* **Task directions**: Pictures stay out. Extract the lines below from the first one through the line with "Chart.register(...registerables);", both included.
* start *
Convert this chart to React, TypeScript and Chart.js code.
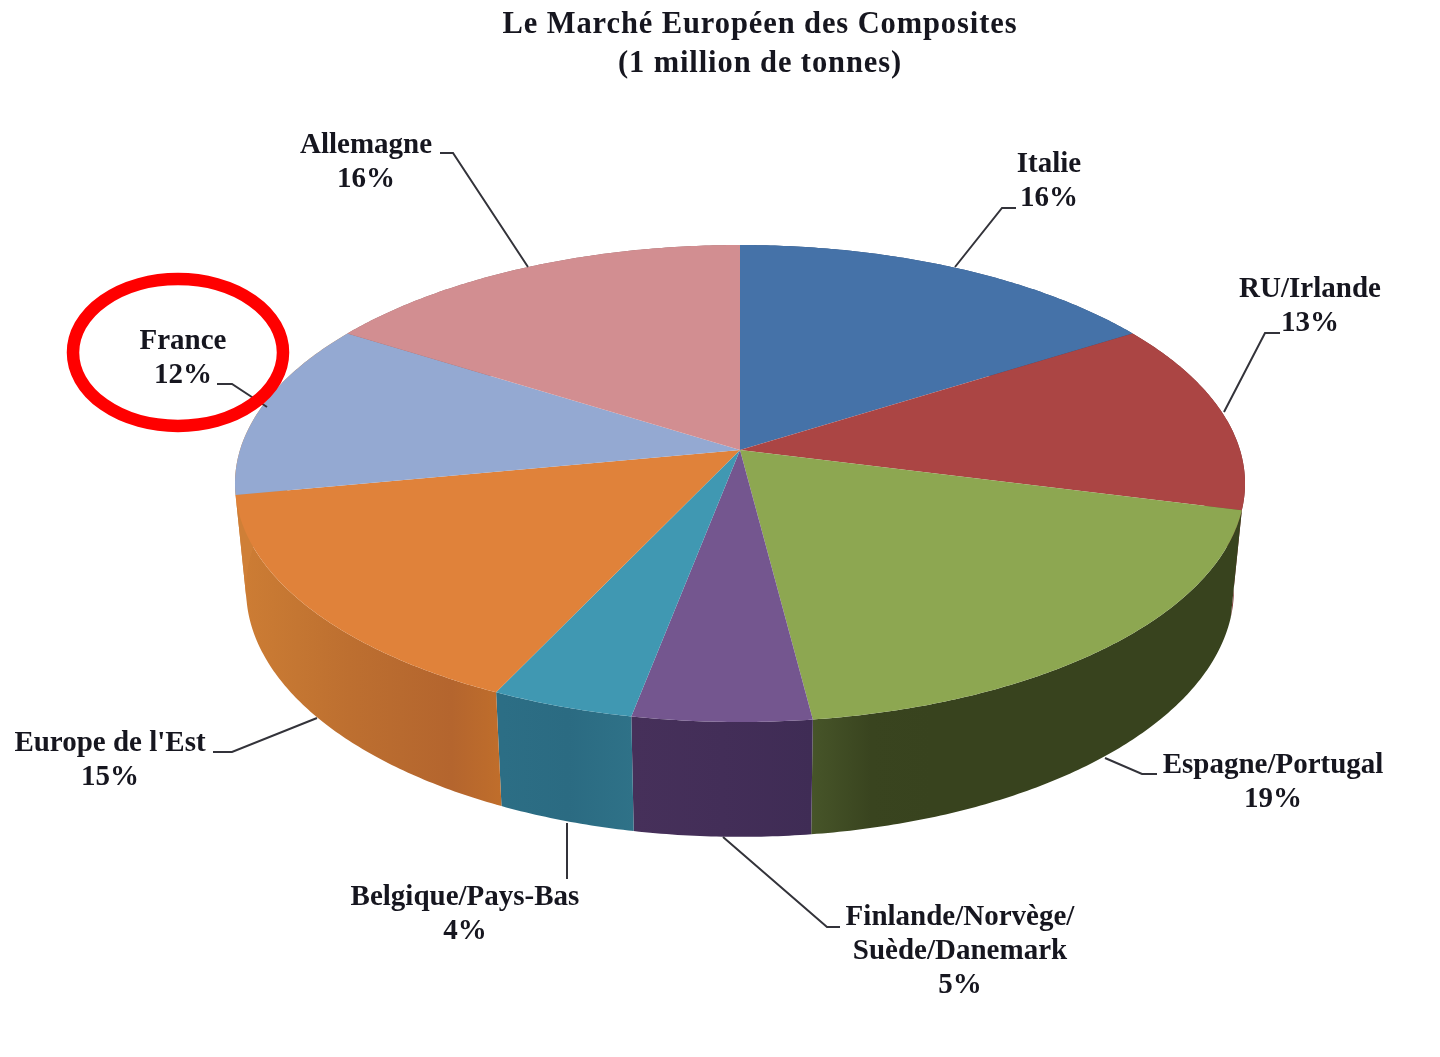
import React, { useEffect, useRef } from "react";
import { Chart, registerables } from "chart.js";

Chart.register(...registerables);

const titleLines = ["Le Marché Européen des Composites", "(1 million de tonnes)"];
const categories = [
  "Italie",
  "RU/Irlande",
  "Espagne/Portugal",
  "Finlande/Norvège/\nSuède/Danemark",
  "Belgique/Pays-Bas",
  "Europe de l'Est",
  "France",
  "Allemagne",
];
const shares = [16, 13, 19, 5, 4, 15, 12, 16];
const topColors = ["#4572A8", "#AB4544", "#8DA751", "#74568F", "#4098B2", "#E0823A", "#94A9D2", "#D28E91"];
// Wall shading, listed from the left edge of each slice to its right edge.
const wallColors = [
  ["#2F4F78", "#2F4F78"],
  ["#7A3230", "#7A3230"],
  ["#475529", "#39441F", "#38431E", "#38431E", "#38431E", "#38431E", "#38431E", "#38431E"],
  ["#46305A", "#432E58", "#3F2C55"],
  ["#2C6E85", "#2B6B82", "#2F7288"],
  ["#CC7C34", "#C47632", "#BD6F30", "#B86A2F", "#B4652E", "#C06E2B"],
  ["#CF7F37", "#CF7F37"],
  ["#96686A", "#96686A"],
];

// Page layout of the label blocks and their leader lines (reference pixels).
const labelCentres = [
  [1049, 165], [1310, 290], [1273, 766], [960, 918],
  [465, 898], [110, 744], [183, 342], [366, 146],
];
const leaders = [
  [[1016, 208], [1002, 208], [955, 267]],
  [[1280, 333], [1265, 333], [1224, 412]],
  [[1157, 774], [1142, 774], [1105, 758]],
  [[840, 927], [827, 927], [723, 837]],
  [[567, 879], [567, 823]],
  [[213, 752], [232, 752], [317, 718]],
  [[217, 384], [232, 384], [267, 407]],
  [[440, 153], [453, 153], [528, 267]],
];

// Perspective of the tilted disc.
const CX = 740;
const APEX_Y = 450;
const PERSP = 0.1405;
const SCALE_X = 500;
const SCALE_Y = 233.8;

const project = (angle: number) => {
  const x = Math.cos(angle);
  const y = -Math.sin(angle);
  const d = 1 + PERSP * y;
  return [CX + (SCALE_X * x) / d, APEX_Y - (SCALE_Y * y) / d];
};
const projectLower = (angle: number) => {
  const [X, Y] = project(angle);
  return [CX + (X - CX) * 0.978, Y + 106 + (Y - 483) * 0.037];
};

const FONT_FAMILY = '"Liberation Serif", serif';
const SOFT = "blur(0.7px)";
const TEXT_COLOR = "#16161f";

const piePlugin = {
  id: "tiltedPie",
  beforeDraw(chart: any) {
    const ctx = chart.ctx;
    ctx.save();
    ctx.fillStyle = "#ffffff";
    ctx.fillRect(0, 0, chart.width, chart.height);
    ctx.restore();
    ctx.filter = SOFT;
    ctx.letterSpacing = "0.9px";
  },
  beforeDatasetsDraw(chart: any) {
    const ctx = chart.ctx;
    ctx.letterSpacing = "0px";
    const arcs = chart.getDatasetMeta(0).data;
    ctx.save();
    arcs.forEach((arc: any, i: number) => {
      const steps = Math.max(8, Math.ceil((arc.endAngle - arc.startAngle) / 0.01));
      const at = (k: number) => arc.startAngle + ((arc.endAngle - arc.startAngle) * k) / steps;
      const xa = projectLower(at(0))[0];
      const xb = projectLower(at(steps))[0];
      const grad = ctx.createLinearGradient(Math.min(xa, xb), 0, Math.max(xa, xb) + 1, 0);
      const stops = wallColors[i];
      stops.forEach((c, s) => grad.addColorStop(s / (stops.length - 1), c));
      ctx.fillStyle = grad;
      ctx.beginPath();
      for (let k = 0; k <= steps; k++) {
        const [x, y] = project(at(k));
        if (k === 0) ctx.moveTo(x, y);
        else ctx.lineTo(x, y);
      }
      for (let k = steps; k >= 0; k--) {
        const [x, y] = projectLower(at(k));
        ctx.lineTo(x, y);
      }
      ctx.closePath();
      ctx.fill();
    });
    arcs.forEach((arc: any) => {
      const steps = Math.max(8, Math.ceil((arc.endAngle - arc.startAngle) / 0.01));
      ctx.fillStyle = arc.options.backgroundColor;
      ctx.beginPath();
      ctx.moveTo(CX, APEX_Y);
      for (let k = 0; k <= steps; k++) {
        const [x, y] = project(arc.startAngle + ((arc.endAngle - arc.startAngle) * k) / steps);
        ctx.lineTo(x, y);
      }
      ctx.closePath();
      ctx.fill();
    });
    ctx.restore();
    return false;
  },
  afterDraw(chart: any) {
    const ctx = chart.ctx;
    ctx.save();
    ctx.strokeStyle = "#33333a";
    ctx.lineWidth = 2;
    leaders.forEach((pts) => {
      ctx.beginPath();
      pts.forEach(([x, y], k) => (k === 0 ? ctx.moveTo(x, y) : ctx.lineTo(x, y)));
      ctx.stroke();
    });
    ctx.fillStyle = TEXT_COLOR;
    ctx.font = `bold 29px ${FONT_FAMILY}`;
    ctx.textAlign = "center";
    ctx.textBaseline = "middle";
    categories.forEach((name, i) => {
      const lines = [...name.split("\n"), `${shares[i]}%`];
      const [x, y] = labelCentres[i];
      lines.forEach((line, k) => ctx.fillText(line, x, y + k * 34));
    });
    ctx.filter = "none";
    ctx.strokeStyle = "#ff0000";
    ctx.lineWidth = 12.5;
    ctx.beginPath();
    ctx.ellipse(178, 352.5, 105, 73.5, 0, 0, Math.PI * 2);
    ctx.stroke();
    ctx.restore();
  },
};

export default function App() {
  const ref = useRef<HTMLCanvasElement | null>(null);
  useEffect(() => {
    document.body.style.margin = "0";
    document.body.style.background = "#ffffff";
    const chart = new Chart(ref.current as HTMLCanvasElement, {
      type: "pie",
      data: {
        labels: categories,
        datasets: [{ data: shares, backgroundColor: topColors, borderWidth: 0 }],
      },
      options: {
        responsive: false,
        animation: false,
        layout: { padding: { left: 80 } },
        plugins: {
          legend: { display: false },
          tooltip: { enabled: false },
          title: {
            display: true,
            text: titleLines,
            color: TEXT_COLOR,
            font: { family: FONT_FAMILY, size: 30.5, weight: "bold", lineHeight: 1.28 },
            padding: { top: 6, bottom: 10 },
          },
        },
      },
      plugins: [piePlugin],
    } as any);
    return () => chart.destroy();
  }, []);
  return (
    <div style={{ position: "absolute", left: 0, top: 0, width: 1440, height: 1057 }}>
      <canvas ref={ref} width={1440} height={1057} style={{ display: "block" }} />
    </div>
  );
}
* end *
* **Task output**:
Convert this chart to React, TypeScript and Chart.js code.
import React, { useEffect, useRef } from "react";
import { Chart, registerables } from "chart.js";

Chart.register(...registerables);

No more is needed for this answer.